Niemand zo aardig als hij

Na een familiereünie vond ik in mijn archief een stukje waarin mijn grootvader Klaas Borst voor het voetlicht treedt. Het is een column die ik in mei 2008 schreef voor de website van De Telegraaf.

Hallo, hallo, wat stinkt hier zo

Geld stinkt niet, zegt het spreekwoord. En dat klopt ook, letterlijk en figuurlijk. Wat we ruiken zijn de mensen.

Bij de Nederlandsche Bank werd laatst [we schrijven dus mei 2008] een boek gepresenteerd met geldtips voor vrouwen. De doelgroep was ruim vertegenwoordigd. Exquise parfums verspreidden een weldadig aroma. ‘Pecunia non olet’, noteerde een dagbladjournalist prompt.

Pecunia non olet, geld stinkt niet, iedereen wil graag geld hebben ook al komt het uit een dubieuze bron.

Een mooie variant op het spreekwoord vinden we bij de schrijver Willem Frederik Hermans: ‘Geld stinkt alleen als het in andermans zakken zit.’

Geld stinkt ook letterlijk niet. Dat wil zeggen: het stinkt soms wel degelijk, maar nooit van zichzelf. De stank van geld is altijd afkomstig van de mensen die het in hun bezit hebben gehad.

Voor de globetrotter die Madagascar weleens aandoet, is kwalijk riekend geld een bekend fenomeen. De bevolking daar heeft de gewoonte bankbiljetten dicht op de huid bij zich te steken. De zweetproductie is op het tropische eiland flink aan de maat. Hierdoor ruiken de in omloop zijnde biljetten zonder uitzondering naar oksel. (Voor de liefhebbers: ze betalen op Madagascar met de ariary.)

Geld en onwelriekendheid – het kan wel niet anders of bij dit thema moet vroeg of laat de naam Sigmund Freud vallen. Freud is de grondlegger van de psychoanalytische theorie, die zegt dat er een innige band bestaat tussen geld en stront.

Weet je wat het is met die lui? Ze schijten niet voor elven.

Deze theorie houdt onder meer een visie in op vrekkigheid. Bij Freud worden gedragstypen altijd in verband gebracht met ervaringen uit de peuter- en kleutertijd. Ook met vrekkigheid gaat het zo.

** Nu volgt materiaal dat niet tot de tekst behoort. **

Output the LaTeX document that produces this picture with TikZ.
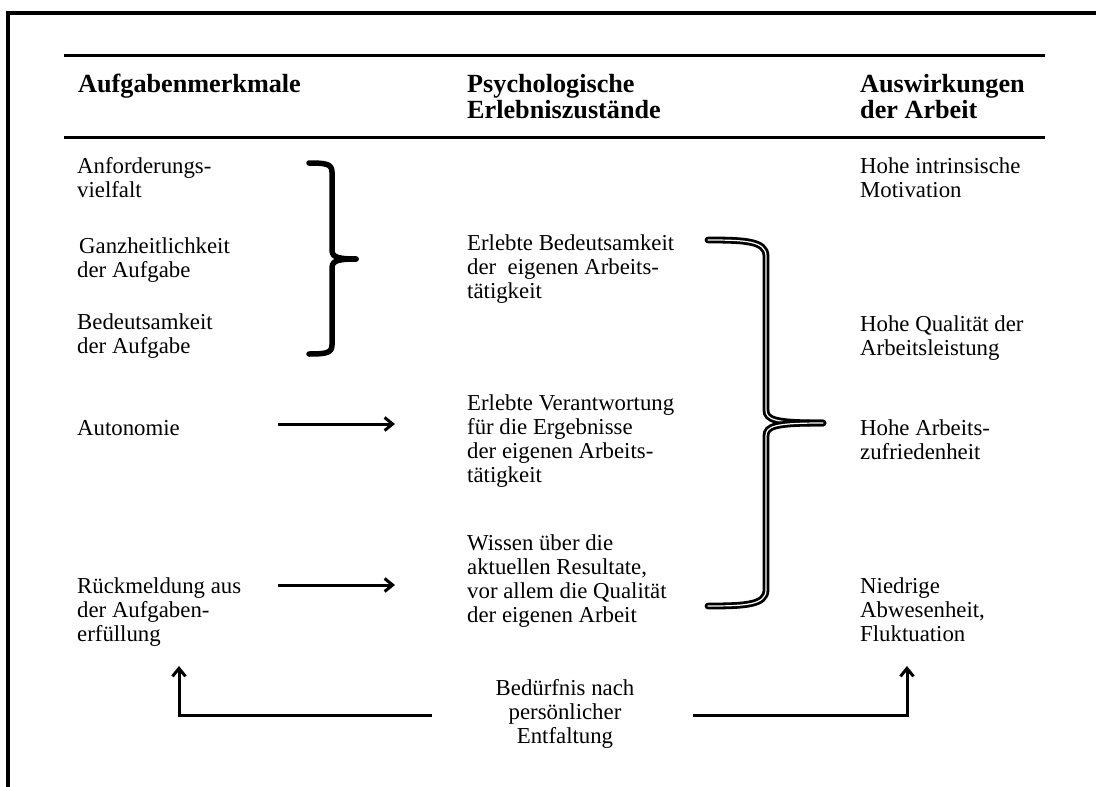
\documentclass[tikz,border=0pt]{standalone}
\usepackage{fontspec}
\setmainfont{Liberation Serif}
\usetikzlibrary{arrows.meta}
\newcommand{\bodyfont}{\fontsize{22.8}{24}\selectfont}
\newcommand{\headfont}{\fontsize{26.2}{26}\selectfont\bfseries}
\newcommand{\lines}[1]{\begin{tabular}[t]{@{}l@{}}#1\end{tabular}}
\newcommand{\clines}[1]{\begin{tabular}[t]{@{}c@{}}#1\end{tabular}}
\begin{document}
\begin{tikzpicture}[x=1pt,y=-1pt,
  txt/.style={anchor=base west,inner sep=0pt,font=\bodyfont},
  head/.style={anchor=base west,inner sep=0pt,font=\headfont},
  rule/.style={line width=3pt},
  arr/.style={line width=3pt,-{Straight Barb[length=8pt,width=13pt,line width=3pt]}},
  brace/.style={line width=5.5pt,line cap=round},
  dbrace/.style={line width=2.8pt,double=white,double distance=1.2pt,line cap=round}]
\useasboundingbox (0,0) rectangle (1096,787);
% frame
\draw[line width=4.5pt] (1100,13) -- (8,13) -- (8,792);
% header rules
\draw[rule] (64,55) -- (1045,55);
\draw[rule] (64,137) -- (1045,137);
% headers
\node[head] (h1) at (78,92) {Aufgabenmerkmale};
\node[head] (h2) at (467,92) {\lines{Psychologische\\Erlebniszustände}};
\node[head] (h3) at (860,92) {\lines{Auswirkungen\\der Arbeit}};
% column 1
\node[txt] (a1) at (77,173) {\lines{Anforderungs-\\vielfalt}};
\node[txt] (a2) at (77,253) {\lines{\hspace{2pt}Ganzheitlichkeit\\der Aufgabe}};
\node[txt] (a3) at (77,329) {\lines{Bedeutsamkeit\\der Aufgabe}};
\node[txt] (a4) at (77,435) {Autonomie};
\node[txt] (a5) at (77,593) {\lines{Rückmeldung aus\\der Aufgaben-\\erfüllung}};
% column 2
\node[txt] (b1) at (467,250) {\lines{Erlebte Bedeutsamkeit\\der\ \ eigenen Arbeits-\\tätigkeit}};
\node[txt] (b2) at (467,410) {\lines{Erlebte Verantwortung\\für die Ergebnisse\\der eigenen Arbeits-\\tätigkeit}};
\node[txt] (b3) at (467,550) {\lines{Wissen über die\\aktuellen Resultate,\\vor allem die Qualität\\der eigenen Arbeit}};
% column 3
\node[txt] (c1) at (860,173) {\lines{Hohe intrinsische\\Motivation}};
\node[txt] (c2) at (860,331) {\lines{Hohe Qualität der\\Arbeitsleistung}};
\node[txt] (c3) at (860,435) {\lines{Hohe Arbeits-\\zufriedenheit}};
\node[txt] (c4) at (860,593) {\lines{Niedrige\\Abwesenheit,\\Fluktuation}};
% bottom
\node[txt,anchor=base] (n) at (565,695) {\clines{Bedürfnis nach\\persönlicher\\Entfaltung}};
% brace 1
\coordinate (p1t) at (309,163);
\coordinate (p1m) at (356,259);
\coordinate (p1b) at (309,354);
\draw[brace] (p1t) .. controls (326,163) and (332,164) .. (332,172) -- (332,249)
  .. controls (332,256) and (334,259) .. (p1m);
\draw[brace] (p1b) .. controls (326,354) and (332,353) .. (332,345) -- (332,269)
  .. controls (332,262) and (334,259) .. (p1m);
% brace 2
\coordinate (p2t) at (708,240);
\coordinate (p2m) at (823,423);
\coordinate (p2b) at (708,606);
\draw[dbrace] (p2t) .. controls (745,240) and (766,241) .. (766,256) -- (766,410)
  .. controls (766,420) and (775,423) .. (p2m);
\draw[dbrace] (p2b) .. controls (745,606) and (766,605) .. (766,590) -- (766,436)
  .. controls (766,426) and (775,423) .. (p2m);
% arrows
\coordinate (s1) at (278,424); \coordinate (e1) at (395,424);
\coordinate (s2) at (278,585); \coordinate (e2) at (395,585);
\draw[arr] (s1) -- (e1);
\draw[arr] (s2) -- (e2);
\coordinate (l0) at (432,715); \coordinate (l1) at (179,666);
\coordinate (r0) at (693,715); \coordinate (r1) at (907,666);
\draw[arr] (l0) -| (l1);
\draw[arr] (r0) -| (r1);
\end{tikzpicture}
\end{document}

Een vrekkig mens is volgens de theorie iemand die er als dreumes genoegen in schiep op de po flink te treuzelen met de grote boodschap en die in latere levensfasen in dit gedrag is blijven steken. En zoals het hem nog steeds zwaar valt afstand te doen van z’n drol, zo is het de vrek ook een lust z’n geld in z’n zak te houden.

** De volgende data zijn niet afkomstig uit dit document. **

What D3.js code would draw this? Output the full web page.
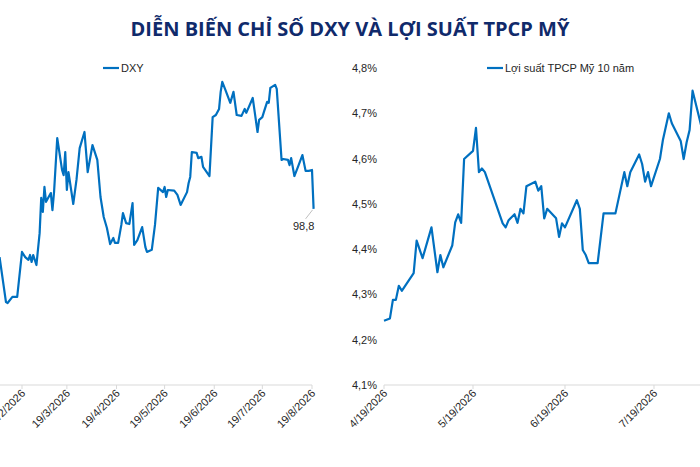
<!DOCTYPE html>
<html>
<head>
<meta charset="utf-8">
<script src="https://cdn.jsdelivr.net/npm/d3@7"></script>
<style>
    body { margin: 0; background: #fff; }
    svg { display: block; }
</style>
</head>
<body>
<div id="chart"></div>
<script>
// DXY index (left panel)
const dxyDates = [
    "2026-02-05", "2026-02-09", "2026-02-10", "2026-02-13", "2026-02-16", "2026-02-19", "2026-02-21", "2026-02-23",
    "2026-02-24", "2026-02-25", "2026-02-26", "2026-02-28", "2026-03-02", "2026-03-03", "2026-03-04", "2026-03-05",
    "2026-03-06", "2026-03-09", "2026-03-10", "2026-03-11", "2026-03-13", "2026-03-16", "2026-03-17", "2026-03-18",
    "2026-03-19", "2026-03-20", "2026-03-23", "2026-03-25", "2026-03-27", "2026-03-30", "2026-04-01", "2026-04-04",
    "2026-04-07", "2026-04-09", "2026-04-11", "2026-04-13", "2026-04-15", "2026-04-17", "2026-04-18", "2026-04-20",
    "2026-04-22", "2026-04-23", "2026-04-25", "2026-04-27", "2026-04-29", "2026-04-30", "2026-05-02", "2026-05-05",
    "2026-05-07", "2026-05-08", "2026-05-11", "2026-05-13", "2026-05-15", "2026-05-18", "2026-05-19", "2026-05-20",
    "2026-05-21", "2026-05-25", "2026-05-27", "2026-05-29", "2026-06-02", "2026-06-03", "2026-06-04", "2026-06-05",
    "2026-06-08", "2026-06-09", "2026-06-11", "2026-06-12", "2026-06-16", "2026-06-18", "2026-06-20", "2026-06-22",
    "2026-06-23", "2026-06-24", "2026-06-26", "2026-06-29", "2026-07-01", "2026-07-03", "2026-07-06", "2026-07-08",
    "2026-07-09", "2026-07-13", "2026-07-16", "2026-07-17", "2026-07-19", "2026-07-20", "2026-07-22", "2026-07-23",
    "2026-07-24", "2026-07-27", "2026-07-28", "2026-07-31", "2026-08-01", "2026-08-04", "2026-08-05", "2026-08-06",
    "2026-08-08", "2026-08-10", "2026-08-13", "2026-08-15", "2026-08-17", "2026-08-19", "2026-08-20"
];
const dxyValues = [
    97.21, 95.73, 95.70, 95.90, 95.90, 97.38, 97.21, 97.12,
    97.28, 97.05, 97.28, 96.95, 98.00, 99.16, 98.70, 99.52,
    99.03, 99.32, 98.76, 99.35, 101.13, 100.08, 99.91, 100.67,
    99.42, 100.01, 98.96, 99.75, 100.80, 101.33, 100.01, 100.90,
    100.41, 99.19, 98.53, 98.17, 97.64, 97.84, 97.68, 97.68,
    98.27, 98.66, 98.33, 98.30, 98.99, 97.61, 97.77, 98.20,
    97.54, 97.38, 97.45, 98.27, 99.49, 99.35, 99.52, 99.19,
    99.42, 99.40, 99.26, 98.93, 99.35, 99.65, 99.85, 100.67,
    100.64, 100.47, 100.51, 100.18, 99.88, 101.82, 101.89, 102.09,
    102.65, 102.98, 102.71, 102.29, 102.65, 101.89, 101.86, 102.09,
    101.96, 102.45, 101.33, 101.73, 101.82, 101.99, 102.32, 102.29,
    102.78, 102.88, 102.75, 100.41, 100.44, 100.41, 100.24, 100.47,
    99.88, 100.15, 100.57, 100.05, 100.05, 100.08, 98.80
];
const dxyTicks = ["2026-02-19", "2026-03-19", "2026-04-19", "2026-05-19", "2026-06-19", "2026-07-19", "2026-08-19"];
const dxyTickLabels = ["19/2/2026", "19/3/2026", "19/4/2026", "19/5/2026", "19/6/2026", "19/7/2026", "19/8/2026"];

// US 10-year treasury yield, % (right panel)
const yieldDates = [
    "2026-04-19", "2026-04-21", "2026-04-22", "2026-04-23", "2026-04-24", "2026-04-25", "2026-04-29", "2026-04-30",
    "2026-05-02", "2026-05-05", "2026-05-07", "2026-05-08", "2026-05-09", "2026-05-12", "2026-05-13", "2026-05-14",
    "2026-05-15", "2026-05-16", "2026-05-19", "2026-05-20", "2026-05-21", "2026-05-22", "2026-05-23", "2026-05-29",
    "2026-05-30", "2026-05-31", "2026-06-02", "2026-06-03", "2026-06-04", "2026-06-05", "2026-06-06", "2026-06-09",
    "2026-06-10", "2026-06-11", "2026-06-12", "2026-06-13", "2026-06-16", "2026-06-17", "2026-06-18", "2026-06-19",
    "2026-06-23", "2026-06-24", "2026-06-25", "2026-06-26", "2026-06-27", "2026-06-30", "2026-07-02", "2026-07-06",
    "2026-07-09", "2026-07-10", "2026-07-11", "2026-07-14", "2026-07-15", "2026-07-16", "2026-07-17", "2026-07-18",
    "2026-07-21", "2026-07-22", "2026-07-24", "2026-07-25", "2026-07-28", "2026-07-29", "2026-07-30", "2026-07-31",
    "2026-08-01", "2026-08-04", "2026-08-05"
];
const yieldValues = [
    4.242, 4.247, 4.288, 4.288, 4.319, 4.308, 4.347, 4.419,
    4.380, 4.448, 4.349, 4.387, 4.360, 4.408, 4.459, 4.477,
    4.458, 4.599, 4.617, 4.668, 4.570, 4.578, 4.570, 4.457,
    4.448, 4.464, 4.477, 4.458, 4.489, 4.479, 4.539, 4.549,
    4.529, 4.539, 4.468, 4.489, 4.468, 4.427, 4.457, 4.448,
    4.508, 4.489, 4.398, 4.387, 4.369, 4.369, 4.479, 4.479,
    4.570, 4.539, 4.570, 4.609, 4.588, 4.549, 4.570, 4.539,
    4.599, 4.641, 4.700, 4.678, 4.639, 4.599, 4.636, 4.663,
    4.750, 4.670, 4.660
];
const yieldTicks = ["2026-04-19", "2026-05-19", "2026-06-19", "2026-07-19"];
const yieldTickLabels = ["4/19/2026", "5/19/2026", "6/19/2026", "7/19/2026"];
const yieldAxisValues = [4.1, 4.2, 4.3, 4.4, 4.5, 4.6, 4.7, 4.8];
const yieldAxisLabels = ["4,1%", "4,2%", "4,3%", "4,4%", "4,5%", "4,6%", "4,7%", "4,8%"];

document.addEventListener("DOMContentLoaded", function () {
    const width = 700, height = 467;
    const parse = d3.utcParse("%Y-%m-%d");
    const blue = "#0070c0";
    const axisGrey = "#d9d9d9";
    const textColor = "#262626";
    const baseY = 385;

    const svg = d3.select("#chart")
        .append("svg")
        .attr("width", width)
        .attr("height", height)
        .style("font-family", "'Liberation Sans', Arial, sans-serif");

    svg.append("rect").attr("width", width).attr("height", height).attr("fill", "#fff");

    // Title
    svg.append("text")
        .attr("x", 350).attr("y", 36)
        .attr("text-anchor", "middle")
        .attr("font-family", "'Open Sans', sans-serif")
        .attr("font-weight", 700)
        .attr("font-size", "20px")
        .attr("fill", "#102a6b")
        .text("DIỄN BIẾN CHỈ SỐ DXY VÀ LỢI SUẤT TPCP MỸ");

    // Draw one panel: axis line, rotated date labels, the line and its legend
    function drawPanel(cfg) {
        const dates = cfg.dates.map(parse);
        const ticks = cfg.ticks.map(parse);
        const g = svg.append("g");

        // bottom axis line
        g.append("line")
            .attr("x1", cfg.axisX[0]).attr("x2", cfg.axisX[1])
            .attr("y1", baseY).attr("y2", baseY)
            .attr("stroke", axisGrey).attr("stroke-width", 1);

        g.selectAll(".tick")
            .data(ticks)
            .enter()
            .append("line")
            .attr("x1", d => cfg.x(d)).attr("x2", d => cfg.x(d))
            .attr("y1", baseY).attr("y2", baseY + 4)
            .attr("stroke", axisGrey);

        g.selectAll(".tlabel")
            .data(ticks)
            .enter()
            .append("text")
            .attr("transform", d => `translate(${cfg.x(d) + 4},${baseY + 9}) rotate(-45)`)
            .attr("text-anchor", "end")
            .attr("font-size", "11px")
            .attr("fill", textColor)
            .text((d, i) => cfg.tickLabels[i]);

        const line = d3.line()
            .x(d => cfg.x(d[0]))
            .y(d => cfg.y(d[1]));

        g.append("path")
            .datum(dates.map((d, i) => [d, cfg.values[i]]))
            .attr("d", line)
            .attr("fill", "none")
            .attr("stroke", blue)
            .attr("stroke-width", 2.2)
            .attr("stroke-linejoin", "round");

        // legend
        g.append("line")
            .attr("x1", cfg.legend[0]).attr("x2", cfg.legend[0] + 16)
            .attr("y1", 68).attr("y2", 68)
            .attr("stroke", blue).attr("stroke-width", 2.2);
        g.append("text")
            .attr("x", cfg.legend[0] + 18).attr("y", 72)
            .attr("font-size", "11px")
            .attr("fill", textColor)
            .text(cfg.legend[1]);

        return { g, dates };
    }

    // Left panel: DXY
    const xDxy = d3.scaleUtc()
        .domain([parse(dxyTicks[0]), parse(dxyTicks[dxyTicks.length - 1])])
        .range([22, 312]);
    const yDxy = d3.scaleLinear().domain([93, 103.7]).range([baseY, 60]);

    const left = drawPanel({
        dates: dxyDates, values: dxyValues, x: xDxy, y: yDxy,
        ticks: dxyTicks, tickLabels: dxyTickLabels,
        axisX: [0, xDxy(parse(dxyTicks[dxyTicks.length - 1]))],
        legend: [103, "DXY"]
    });

    // last value label with leader line
    const lastDate = left.dates[left.dates.length - 1];
    const lastVal = dxyValues[dxyValues.length - 1];
    left.g.append("line")
        .attr("x1", xDxy(lastDate) - 1).attr("y1", yDxy(lastVal) + 1)
        .attr("x2", xDxy(lastDate) - 8).attr("y2", yDxy(lastVal) + 10)
        .attr("stroke", "#bfbfbf").attr("stroke-width", 1);
    left.g.append("text")
        .attr("x", xDxy(lastDate) - 10).attr("y", yDxy(lastVal) + 21)
        .attr("text-anchor", "middle")
        .attr("font-size", "11px")
        .attr("fill", textColor)
        .text(String(lastVal.toFixed(1)).replace(".", ","));

    // Right panel: 10y yield
    const xYield = d3.scaleUtc()
        .domain([parse(yieldTicks[0]), parse(yieldTicks[yieldTicks.length - 1])])
        .range([384, 654]);
    const yYield = d3.scaleLinear().domain([4.1, 4.8]).range([baseY, 68]);

    drawPanel({
        dates: yieldDates, values: yieldValues, x: xYield, y: yYield,
        ticks: yieldTicks, tickLabels: yieldTickLabels,
        axisX: [384, width],
        legend: [487, "Lợi suất TPCP Mỹ 10 năm"]
    });

    svg.append("g")
        .selectAll("text")
        .data(yieldAxisValues)
        .enter()
        .append("text")
        .attr("x", 377)
        .attr("y", d => yYield(d) + 4)
        .attr("text-anchor", "end")
        .attr("font-size", "11px")
        .attr("fill", textColor)
        .text((d, i) => yieldAxisLabels[i]);
});
</script>
</body>
</html>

De term ‘vrekkigheid’ ving ik voor het eerst op toen ik een jaar of tien was. In die tijd behoorde het wekelijkse bezoek aan mijn opa tot de hoogtepunten van mijn bestaan.

Hij was brandstoffenboer (tevens melkveehouder) in Groenveld, een buurtschap op het West-Friese platteland. Hij woonde op steenworp afstand van de molen die we zien op de uitgelichte afbeelding (in dit bericht terechtgekomen via Wikimedia Commons).

Z’n handel liep matig, wat gelukkig niet ten koste ging van z’n humeur. Toch maakte ik één keer mee dat hij zich buitensporig opwond. Het betrof grote boeren die de rekening maar niet betaalden. ‘Rijke stinkerds!’ riep hij uit. ‘Weet je wat het is met die lui? Ze schijten niet voor elven.’ Een Freudiaanse wijsheid van het zuiverste water. Ach, mijn opa, nergens vond je iemand zoals hij.